Copy out every line exactly, passing over the pictures.

— start MATERIAL PROVIDED —

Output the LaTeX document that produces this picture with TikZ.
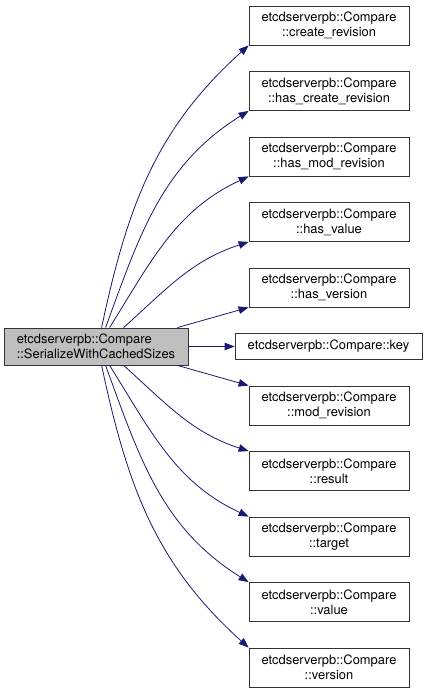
\documentclass[tikz,border=0pt]{standalone}
\usepackage{fontspec}
\setmainfont{TeX Gyre Heros}
\usepackage{tikz}
\usetikzlibrary{arrows.meta,positioning}
\definecolor{edgeblue}{RGB}{25,25,112}

\begin{document}
\begin{tikzpicture}[x=1pt, y=1pt,
    fbox/.style={draw=black!80, line width=0.8pt, minimum width=160pt, minimum height=39pt,
        inner xsep=10pt, align=center, font=\fontsize{12.9}{15}\selectfont},
    call/.style={draw=edgeblue, line width=0.8pt, -{Triangle[length=10pt,width=7.5pt]}}]
    \useasboundingbox (0,0) rectangle (428,692);
    % aufrufende Funktion
    \node[fbox, fill=black!25, minimum width=184pt, minimum height=37pt, align=left] (src) at (96,345.5)
        {etcdserverpb::Compare\\::SerializeWithCachedSizes};
    % aufgerufene Funktionen
    \foreach \n/\y/\t in {t1/666.5/create\_revision, t2/601/has\_create\_revision,
        t3/535.5/has\_mod\_revision, t4/470/has\_value, t5/404.5/has\_version,
        t7/286.5/mod\_revision, t8/221/result, t9/155.5/target, t10/90/value, t11/24.5/version} {
        \node[fbox] (\n) at (329,\y) {etcdserverpb::Compare\\::\t};
    }
    \node[fbox, minimum width=187pt, minimum height=26pt] (key) at (328.5,345.5) {etcdserverpb::Compare::key};
    % Aufrufe nach oben
    \foreach \n/\dx/\o/\i in {t1/98/78/222, t2/102/70/212, t3/106/58/205, t4/120/42/198} {
        \draw[call] ([xshift=\dx pt]src.north west) to[out=\o, in=\i] (\n.south west);
    }
    \draw[call] ([xshift=-11pt]src.north east) -- (t5.south west);
    \draw[call] (src) -- (key);
    \draw[call] ([xshift=-11pt]src.south east) -- (t7.north west);
    % Aufrufe nach unten
    \foreach \n/\dx/\o/\i in {t8/120/-42/162, t9/106/-58/155, t10/102/-70/148, t11/98/-78/138} {
        \draw[call] ([xshift=\dx pt]src.south west) to[out=\o, in=\i] (\n.north west);
    }
\end{tikzpicture}
\end{document}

— end MATERIAL PROVIDED —

**TASK RESPONSE**
Output the LaTeX document that produces this picture with TikZ.
\documentclass[tikz,border=0pt]{standalone}
\usepackage{fontspec}
\setmainfont{TeX Gyre Heros}
\usepackage{tikz}
\usetikzlibrary{arrows.meta,positioning}
\definecolor{edgeblue}{RGB}{25,25,112}

\begin{document}
\begin{tikzpicture}[x=1pt, y=1pt,
    fbox/.style={draw=black!80, line width=0.8pt, minimum width=160pt, minimum height=39pt,
        inner xsep=10pt, align=center, font=\fontsize{12.9}{15}\selectfont},
    call/.style={draw=edgeblue, line width=0.8pt, -{Triangle[length=10pt,width=7.5pt]}}]
    \useasboundingbox (0,0) rectangle (428,692);
    % aufrufende Funktion
    \node[fbox, fill=black!25, minimum width=184pt, minimum height=37pt, align=left] (src) at (96,345.5)
        {etcdserverpb::Compare\\::SerializeWithCachedSizes};
    % aufgerufene Funktionen
    \foreach \n/\y/\t in {t1/666.5/create\_revision, t2/601/has\_create\_revision,
        t3/535.5/has\_mod\_revision, t4/470/has\_value, t5/404.5/has\_version,
        t7/286.5/mod\_revision, t8/221/result, t9/155.5/target, t10/90/value, t11/24.5/version} {
        \node[fbox] (\n) at (329,\y) {etcdserverpb::Compare\\::\t};
    }
    \node[fbox, minimum width=187pt, minimum height=26pt] (key) at (328.5,345.5) {etcdserverpb::Compare::key};
    % Aufrufe nach oben
    \foreach \n/\dx/\o/\i in {t1/98/78/222, t2/102/70/212, t3/106/58/205, t4/120/42/198} {
        \draw[call] ([xshift=\dx pt]src.north west) to[out=\o, in=\i] (\n.south west);
    }
    \draw[call] ([xshift=-11pt]src.north east) -- (t5.south west);
    \draw[call] (src) -- (key);
    \draw[call] ([xshift=-11pt]src.south east) -- (t7.north west);
    % Aufrufe nach unten
    \foreach \n/\dx/\o/\i in {t8/120/-42/162, t9/106/-58/155, t10/102/-70/148, t11/98/-78/138} {
        \draw[call] ([xshift=\dx pt]src.south west) to[out=\o, in=\i] (\n.north west);
    }
\end{tikzpicture}
\end{document}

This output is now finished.